» Source data:
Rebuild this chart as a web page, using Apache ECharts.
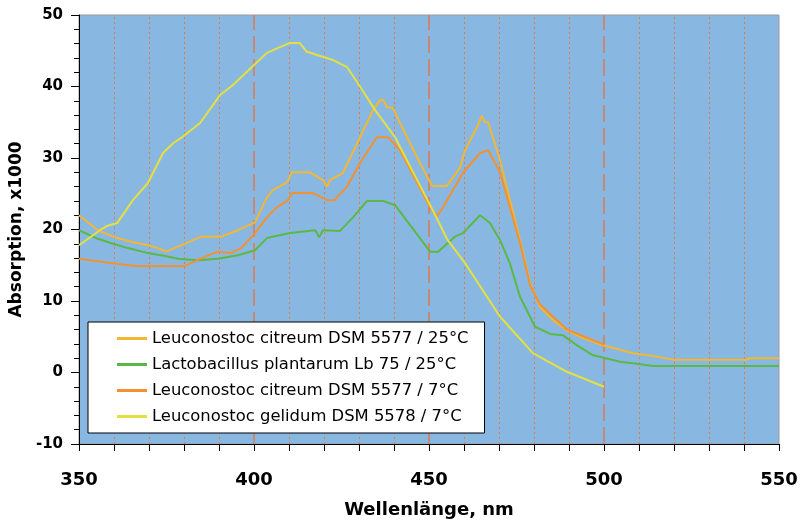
<!DOCTYPE html>
<html>
<head>
<meta charset="utf-8">
<script src="https://cdn.jsdelivr.net/npm/echarts@6/dist/echarts.min.js"></script>
<style>
  html, body { margin: 0; padding: 0; background: #fff; }
  #chart { width: 801px; height: 524px; }
</style>
</head>
<body>
<div id="chart"></div>
<script>
// Leuconostoc citreum DSM 5577 / 25°C
const citreum25Nm = [350, 355.4, 359.7, 364, 369.7, 372.6, 374.9, 378.3, 384.9, 390.6, 395.4, 400.3, 403.7, 405.4, 409.4, 410.9, 416, 419.7, 420.9, 421.7, 425.4, 430.3, 434, 436, 437, 438, 439.7, 441.7, 447.4, 450.9, 455.1, 458.9, 460.3, 463.7, 465.1, 466, 466.9, 470.3, 476, 478.9, 481.7, 485, 489.4, 494, 499.7, 508.3, 514, 519.7, 540.9, 541.5, 550];
const citreum25Abs = [22.0, 19.9, 19.0, 18.4, 17.8, 17.4, 16.9, 17.6, 19.0, 19.0, 19.9, 21.0, 24.5, 25.5, 26.6, 28.0, 28.0, 26.9, 26.0, 26.9, 27.9, 32.9, 36.7, 38.1, 38.1, 37.1, 37.0, 34.9, 29.3, 26.1, 26.1, 28.7, 31.1, 34.3, 35.9, 35.0, 35.0, 29.7, 18.5, 12.5, 9.2, 7.5, 5.9, 4.8, 3.8, 2.7, 2.3, 1.8, 1.8, 2.0, 2.0];

// Lactobacillus plantarum Lb 75 / 25°C
const plantarumNm = [350, 355.4, 359.7, 364, 369.7, 374.6, 378.3, 384, 389.7, 395.4, 400.3, 403.7, 410.3, 417.4, 418, 418.6, 419.7, 424.6, 428.3, 432.3, 436.9, 440.3, 445.1, 450.3, 452.6, 457.4, 459.7, 464.6, 467.4, 470.3, 473.1, 476, 480.3, 484.6, 488.3, 492.3, 496.9, 504.6, 508.3, 514, 550];
const plantarumAbs = [19.9, 18.7, 18.0, 17.4, 16.7, 16.3, 15.9, 15.7, 15.9, 16.4, 17.1, 18.8, 19.5, 19.9, 19.5, 18.9, 19.9, 19.8, 21.7, 24.0, 24.0, 23.4, 20.3, 16.9, 16.9, 19.0, 19.5, 22.0, 20.9, 18.5, 15.3, 10.6, 6.4, 5.4, 5.2, 3.8, 2.4, 1.5, 1.3, 0.9, 0.9];

// Leuconostoc citreum DSM 5577 / 7°C
const citreum7Nm = [350, 359, 366, 380.3, 386, 389.7, 393.4, 396.3, 400.3, 403.7, 406.6, 409.7, 410.9, 416.9, 420.9, 423, 426.6, 430.3, 435.1, 438.3, 441.7, 447.4, 450.3, 452.3, 454, 459.7, 464.6, 466.9, 470.3, 476, 478.9, 481.7, 489.4, 500];
const citreum7Abs = [15.9, 15.3, 14.9, 14.9, 16.2, 16.9, 16.7, 17.4, 19.5, 21.7, 23.1, 24.1, 25.1, 25.1, 24.1, 24.1, 26.0, 29.3, 32.9, 32.9, 31.1, 25.8, 23.1, 21.9, 23.1, 27.9, 30.7, 31.1, 28.0, 18.1, 12.2, 9.5, 6.0, 3.9];

// Leuconostoc gelidum DSM 5578 / 7°C
const gelidumNm = [350, 356, 358, 360.9, 365.4, 369.7, 374, 377, 379.7, 384.6, 390.3, 394, 400, 403.7, 407.4, 410.3, 413, 415, 418, 422.6, 426.6, 430.3, 434.6, 440.3, 446, 451.7, 455.1, 460.3, 470.3, 479.7, 489.4, 500];
const gelidumAbs = [17.8, 19.9, 20.5, 20.9, 24.1, 26.5, 30.7, 32.1, 33.0, 34.9, 38.8, 40.2, 43.0, 44.7, 45.5, 46.1, 46.1, 44.9, 44.4, 43.7, 42.7, 40.0, 36.7, 32.9, 27.5, 22.1, 18.7, 15.3, 7.8, 2.7, 0.1, -2.0];

const seriesNames = [
  'Leuconostoc citreum DSM 5577 / 25°C',
  'Lactobacillus plantarum Lb 75 / 25°C',
  'Leuconostoc citreum DSM 5577 / 7°C',
  'Leuconostoc gelidum DSM 5578 / 7°C'
];
const seriesColors = ['#f2b733', '#5cb845', '#f39131', '#e4e13e'];

// vertical grid lines
const dottedLines = [360, 370, 380, 390, 410, 420, 430, 440, 460, 470, 480, 490, 510, 520, 530, 540];
const dashedLines = [400, 450, 500];

const FONT = 'DejaVu Sans, Verdana, sans-serif';

const pairs = (xs, ys) => xs.map((x, i) => [x, ys[i]]);
const seriesData = [
  pairs(citreum25Nm, citreum25Abs),
  pairs(plantarumNm, plantarumAbs),
  pairs(citreum7Nm, citreum7Abs),
  pairs(gelidumNm, gelidumAbs)
];

const chart = echarts.init(document.getElementById('chart'));

const gridMarks = dottedLines.map(v => ({ xAxis: v, lineStyle: { type: [2, 3], color: '#ec7640', width: 1 } }))
  .concat(dashedLines.map(v => ({ xAxis: v, lineStyle: { type: [17, 6], color: '#dc7a52', width: 1.5 } })));

const lineSeries = seriesNames.map((name, i) => ({
  name,
  type: 'line',
  data: seriesData[i],
  showSymbol: false,
  symbol: 'none',
  z: 3,
  lineStyle: { color: seriesColors[i], width: 2 },
  itemStyle: { color: seriesColors[i] }
}));

chart.setOption({
  backgroundColor: '#ffffff',
  animation: false,
  textStyle: { fontFamily: FONT },
  grid: {
    left: 79, top: 15, right: 22, bottom: 80,
    show: true,
    backgroundColor: '#88b8e2',
    borderColor: '#9a9a9a',
    borderWidth: 1
  },
  legend: {
    orient: 'vertical',
    left: 88,
    top: 322,
    z: 20,
    data: seriesNames,
    backgroundColor: '#ffffff',
    borderColor: '#000000',
    borderWidth: 1,
    borderRadius: 0,
    padding: [8, 16, 8, 29],
    itemGap: 9,
    itemWidth: 30,
    itemHeight: 3,
    icon: 'rect',
    textStyle: { fontSize: 16.4, color: '#000', lineHeight: 17, fontFamily: FONT }
  },
  xAxis: {
    type: 'value',
    min: 350, max: 550, interval: 10,
    name: 'Wellenlänge, nm',
    nameLocation: 'middle',
    nameGap: 57,
    nameTextStyle: { fontSize: 18, fontWeight: 'bold', color: '#000', fontFamily: FONT },
    axisLine: { onZero: false, lineStyle: { color: '#000', width: 1 } },
    axisTick: { show: true, length: 7, lineStyle: { color: '#000' } },
    axisLabel: {
      margin: 27,
      fontSize: 18, fontWeight: 'bold', color: '#000', fontFamily: FONT,
      formatter: v => (v % 50 === 0 ? String(v) : '')
    },
    splitLine: { show: false }
  },
  yAxis: {
    type: 'value',
    min: -10, max: 50, interval: 10,
    name: 'Absorption, x1000',
    nameLocation: 'middle',
    nameGap: 48,
    nameTextStyle: { fontSize: 17, fontWeight: 'bold', color: '#000', fontFamily: FONT },
    axisLine: { show: true, onZero: false, lineStyle: { color: '#000', width: 1 } },
    axisTick: { show: true, length: 8, lineStyle: { color: '#000' } },
    minorTick: { show: true, splitNumber: 5, length: 5, lineStyle: { color: '#000' } },
    axisLabel: { margin: 16, fontSize: 15, fontWeight: 'bold', color: '#000', fontFamily: FONT },
    splitLine: { show: false }
  },
  series: [
    {
      name: 'grid',
      type: 'line',
      data: [],
      z: 1,
      silent: true,
      markLine: {
        z: 1,
        silent: true,
        symbol: 'none',
        label: { show: false },
        animation: false,
        data: gridMarks
      }
    }
  ].concat(lineSeries)
});
</script>
</body>
</html>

» Problem to work on:
From the top of the listing above, repeat each line exactly until you reach the line containing "1.8, 2.0, 2.0];", and repeat that one too. Leave the pictures out.

» Result of this exercise:
Rebuild this chart as a web page, using Apache ECharts.
<!DOCTYPE html>
<html>
<head>
<meta charset="utf-8">
<script src="https://cdn.jsdelivr.net/npm/echarts@6/dist/echarts.min.js"></script>
<style>
  html, body { margin: 0; padding: 0; background: #fff; }
  #chart { width: 801px; height: 524px; }
</style>
</head>
<body>
<div id="chart"></div>
<script>
// Leuconostoc citreum DSM 5577 / 25°C
const citreum25Nm = [350, 355.4, 359.7, 364, 369.7, 372.6, 374.9, 378.3, 384.9, 390.6, 395.4, 400.3, 403.7, 405.4, 409.4, 410.9, 416, 419.7, 420.9, 421.7, 425.4, 430.3, 434, 436, 437, 438, 439.7, 441.7, 447.4, 450.9, 455.1, 458.9, 460.3, 463.7, 465.1, 466, 466.9, 470.3, 476, 478.9, 481.7, 485, 489.4, 494, 499.7, 508.3, 514, 519.7, 540.9, 541.5, 550];
const citreum25Abs = [22.0, 19.9, 19.0, 18.4, 17.8, 17.4, 16.9, 17.6, 19.0, 19.0, 19.9, 21.0, 24.5, 25.5, 26.6, 28.0, 28.0, 26.9, 26.0, 26.9, 27.9, 32.9, 36.7, 38.1, 38.1, 37.1, 37.0, 34.9, 29.3, 26.1, 26.1, 28.7, 31.1, 34.3, 35.9, 35.0, 35.0, 29.7, 18.5, 12.5, 9.2, 7.5, 5.9, 4.8, 3.8, 2.7, 2.3, 1.8, 1.8, 2.0, 2.0];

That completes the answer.